Lessons from the Fortnite Refunds: What the FTC’s $126M Settlement Reveals
June 27, 2025

In a significant development in consumer protection enforcement, the Federal Trade Commission (FTC) has approved $126 million in refunds for nearly one million Fortnite players, marking the second phase of a broader $520 million settlement with Epic Games, according to an article by Bleeping Computer.
This action follows allegations that the gaming giant employed deceptive design practices, commonly referred to as “dark patterns,” to induce unintentional in-game purchases, particularly among minors. The FTC also accused Epic of violating children’s privacy laws and employing aggressive billing practices that bypassed meaningful consent.

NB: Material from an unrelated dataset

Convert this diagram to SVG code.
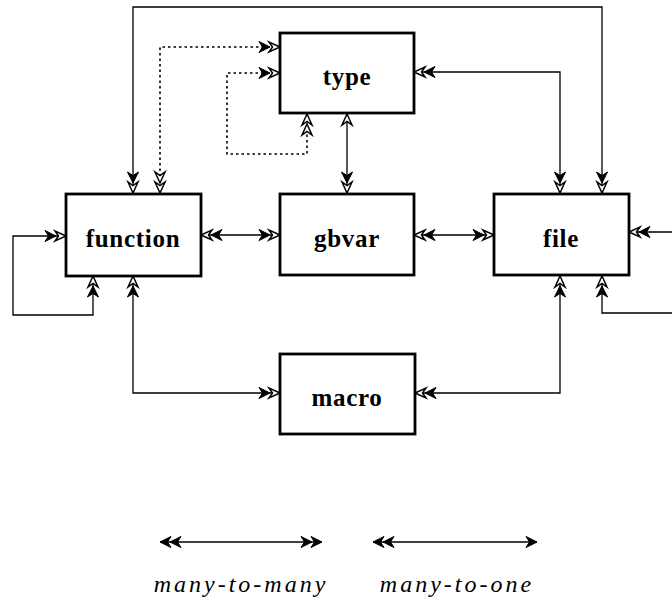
<svg xmlns="http://www.w3.org/2000/svg" width="672" height="600" viewBox="0 0 672 600">
<style>
.box{fill:#fff;stroke:#000;stroke-width:2.8}
.lbl{font-family:"Liberation Serif",serif;font-weight:bold;font-size:25px;letter-spacing:0.7px;text-anchor:middle;fill:#000}
.leg{font-family:"Liberation Serif",serif;font-style:italic;font-size:24px;letter-spacing:3px;text-anchor:middle;fill:#000}
.c{fill:none;stroke:#000;stroke-width:1.3}
.d{fill:none;stroke:#000;stroke-width:1.6;stroke-dasharray:2.5 3}
.mm{marker-start:url(#mm);marker-end:url(#mm)}
</style>
<defs>
<marker id="mm" viewBox="-24 -7 25 14" markerWidth="25" markerHeight="14" refX="0" refY="0" markerUnits="userSpaceOnUse" orient="auto-start-reverse" overflow="visible">
<path d="M-10,0 L-21,-5.5 L-17.5,0 L-21,5.5 Z" fill="#000" stroke="#000" stroke-width="1"/>
<path d="M0,0 L-11,-5 L-7.5,0 L-11,5 Z" fill="#fff" stroke="#000" stroke-width="1.5"/>
</marker>
<marker id="do" viewBox="-24 -7 25 14" markerWidth="25" markerHeight="14" refX="0" refY="0" markerUnits="userSpaceOnUse" orient="auto-start-reverse" overflow="visible">
<path d="M-10,0 L-21,-5 L-17.5,0 L-21,5 Z" fill="#fff" stroke="#000" stroke-width="1.5"/>
<path d="M0,0 L-11,-5 L-7.5,0 L-11,5 Z" fill="#fff" stroke="#000" stroke-width="1.5"/>
</marker>
<marker id="dd" viewBox="-24 -7 25 14" markerWidth="25" markerHeight="14" refX="0" refY="0" markerUnits="userSpaceOnUse" orient="auto-start-reverse" overflow="visible">
<path d="M-10,0 L-21,-5.5 L-17.5,0 L-21,5.5 Z" fill="#000" stroke="#000" stroke-width="1"/>
<path d="M0,0 L-11,-5.5 L-7.5,0 L-11,5.5 Z" fill="#000" stroke="#000" stroke-width="1"/>
</marker>
<marker id="s1" viewBox="-13 -7 14 14" markerWidth="14" markerHeight="14" refX="0" refY="0" markerUnits="userSpaceOnUse" orient="auto-start-reverse" overflow="visible">
<path d="M0,0 L-11,-5.5 L-7.5,0 L-11,5.5 Z" fill="#000" stroke="#000" stroke-width="1"/>
</marker>
<marker id="s1o" viewBox="-13 -7 14 14" markerWidth="14" markerHeight="14" refX="0" refY="0" markerUnits="userSpaceOnUse" orient="auto-start-reverse" overflow="visible">
<path d="M0,0 L-11,-5 L-7.5,0 L-11,5 Z" fill="#fff" stroke="#000" stroke-width="1.5"/>
</marker>
</defs>
<rect width="672" height="600" fill="#fff"/>
<g id="connectors">
<path class="c mm" d="M133,193 V7 H602 V193"/>
<path class="d" d="M160,193 V47 H280" marker-start="url(#do)" marker-end="url(#mm)"/>
<path class="d" d="M280,73 H227 V154 H307 V114" marker-start="url(#mm)" marker-end="url(#do)"/>
<path class="c" d="M347,114 V193" marker-start="url(#s1o)" marker-end="url(#mm)"/>
<path class="c mm" d="M414,72 H560 V193"/>
<path class="c mm" d="M201,235 H280"/>
<path class="c mm" d="M414,235 H494"/>
<path class="c mm" d="M66,236 H13 V315 H93 V276"/>
<path class="c mm" d="M133,276 V393 H280"/>
<path class="c mm" d="M560,276 V393 H415"/>
<path class="c" d="M629,232 H672" marker-start="url(#mm)"/>
<path class="c" d="M602,276 V313 H672" marker-start="url(#mm)"/>
</g>
<g id="type"><rect class="box" x="280" y="33" width="134" height="80"/><text class="lbl" x="347" y="85">type</text></g>
<g id="function"><rect class="box" x="66" y="194" width="135" height="82"/><text class="lbl" x="133" y="247">function</text></g>
<g id="gbvar"><rect class="box" x="280" y="194" width="134" height="81"/><text class="lbl" x="347" y="247">gbvar</text></g>
<g id="file"><rect class="box" x="494" y="194" width="135" height="81"/><text class="lbl" x="561" y="247">file</text></g>
<g id="macro"><rect class="box" x="280" y="354" width="135" height="80"/><text class="lbl" x="347" y="406">macro</text></g>
<g id="legend">
<path class="c" d="M160,542 H322" marker-start="url(#dd)" marker-end="url(#dd)"/>
<path class="c" d="M373,542 H537" marker-start="url(#dd)" marker-end="url(#s1)"/>
<text class="leg" x="241" y="592">many-to-many</text>
<text class="leg" x="457" y="592">many-to-one</text>
</g>
</svg>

These deceptive tactics included confusing purchase prompts, misleading offers, and charges triggered during moments such as loading screens or game previews, often without requiring explicit user confirmation. The challenges didn’t end there: players seeking redress faced a burdensome dispute process that led many to abandon their claims. In some cases, Epic even locked users out of their accounts if they disputed charges.
The refund program, which began with a $72 million disbursement in 2024, has now expanded. The average reimbursement per user has increased to $130 in this latest round. Importantly, the claims portal has reopened through July 9, 2025, providing eligible players or their parents with a renewed opportunity to seek redress.
For risk managers, the Fortnite settlement serves as a high-profile case study in regulatory enforcement, digital consent, and ethical user interface design. As regulators crack down on dark patterns, organizations across industries should reexamine their digital interfaces and user authorization flows to mitigate legal exposure and preserve consumer trust.